Vale a pena ler Estaline e os Cientistas. Uma história de triunfo e tragédia (1905-1953), de Simon Ings (ed. Temas & Debates – Círculo de Leitores, 2017; com alguns detalhes de tradução discutíveis). Trata-se de um livro extremamente útil para se começar a entender de uma forma mais completa, não marcada pela parcialidade, a história da Revolução de 1917 e da sua posteridade. A grande e mais impressionante lição que se retira desta leitura advém da demonstração de como o grande impulso dado pelo novo regime revolucionário à pesquisa em diversas áreas da ciência – em particular nos campos da mecânica e da biologia – deu lugar, a partir dos inícios da década de 1930, e sob a influência do conceito de «ciência proletária», bem como da qualificação da genética como «ciência burguesa», a uma inflexão total.

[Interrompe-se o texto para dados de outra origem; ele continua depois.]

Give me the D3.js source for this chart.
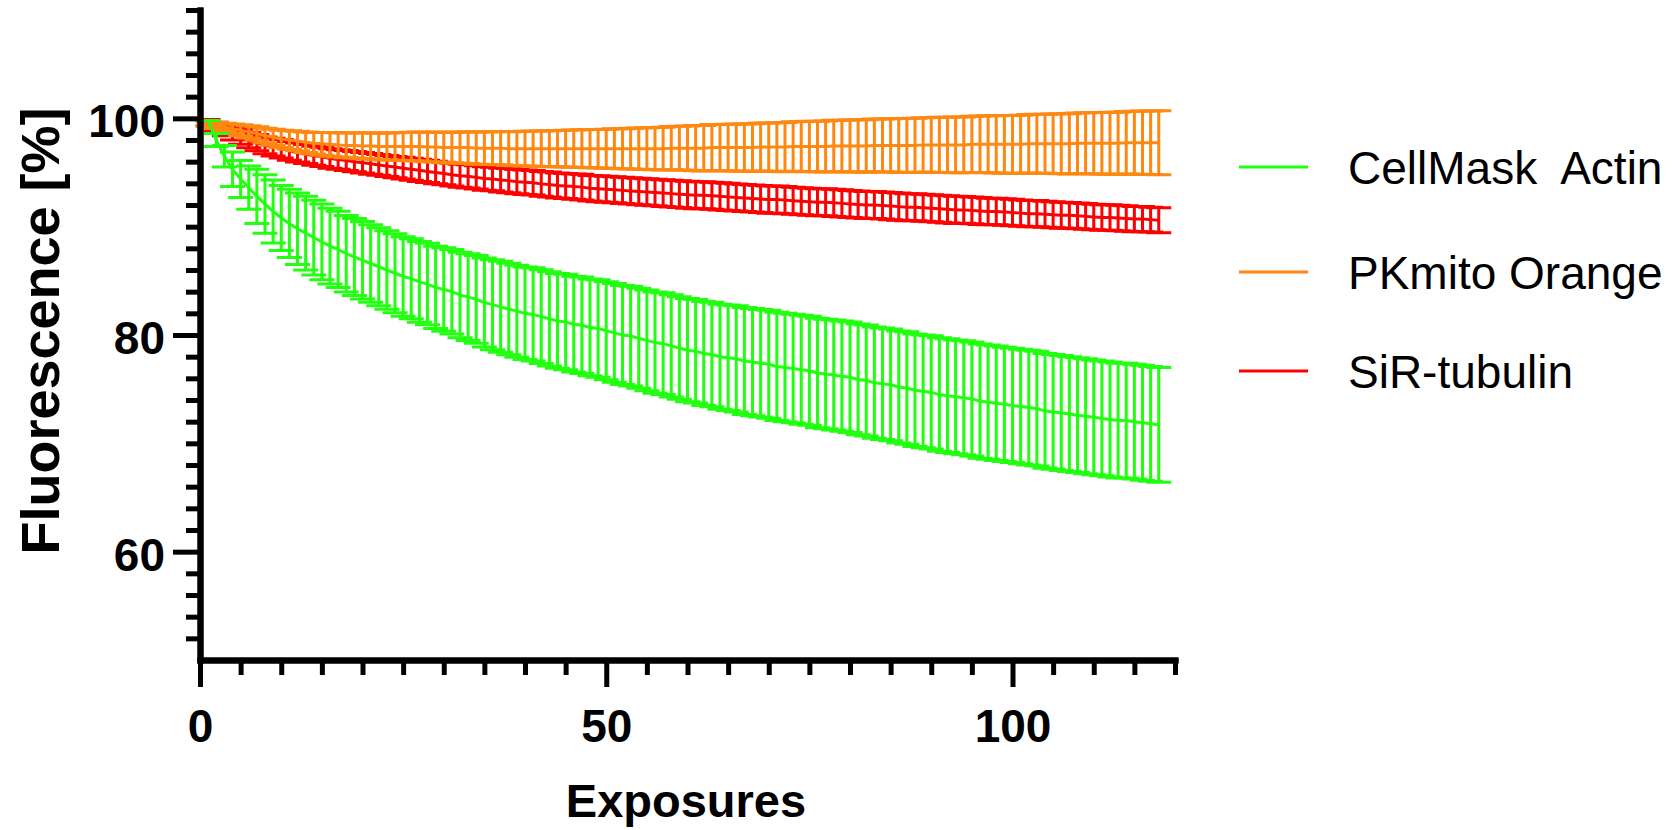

Materializada no afastamento, na detenção e mesmo na execução, em muitos casos sem julgamento, de milhares de cientistas, com consequências extremamente dramáticas para a vida das populações, sobretudo devido às opções científicas associadas a sucessivos desaires no domínio da produção agrícola. A fraude gigantesca produzida por Trofim Lysenko, suposto cientista e presidente da Academia de Ciências Agrícola entre 1940 e 1954, e que foi diretamente apadrinhada por Estaline, é apenas o mais conhecido dos episódios referidos, mas este livro relata bem a complexidade e a dimensão de todo o processo. Descrevendo de que modo um universo dinâmico, apoiado no estímulo dado à investigação científica, pôde ceder o lugar a um pesadelo fundamentado em pressupostos de natureza estritamente ideológica.
Nota: Com este post inicia-se aqui a divulgação de um conjunto de referências bibliográficas – estudos, ensaios e fontes documentais – sobre os projetos, as vias, as conquistas e as misérias da grande experiência histórica iniciada com a Revolução Russa de 1917. Procurando sempre separar de forma crítica o conhecimento histórico do mito e a reflexão do proselitismo. Ou o trigo do joio.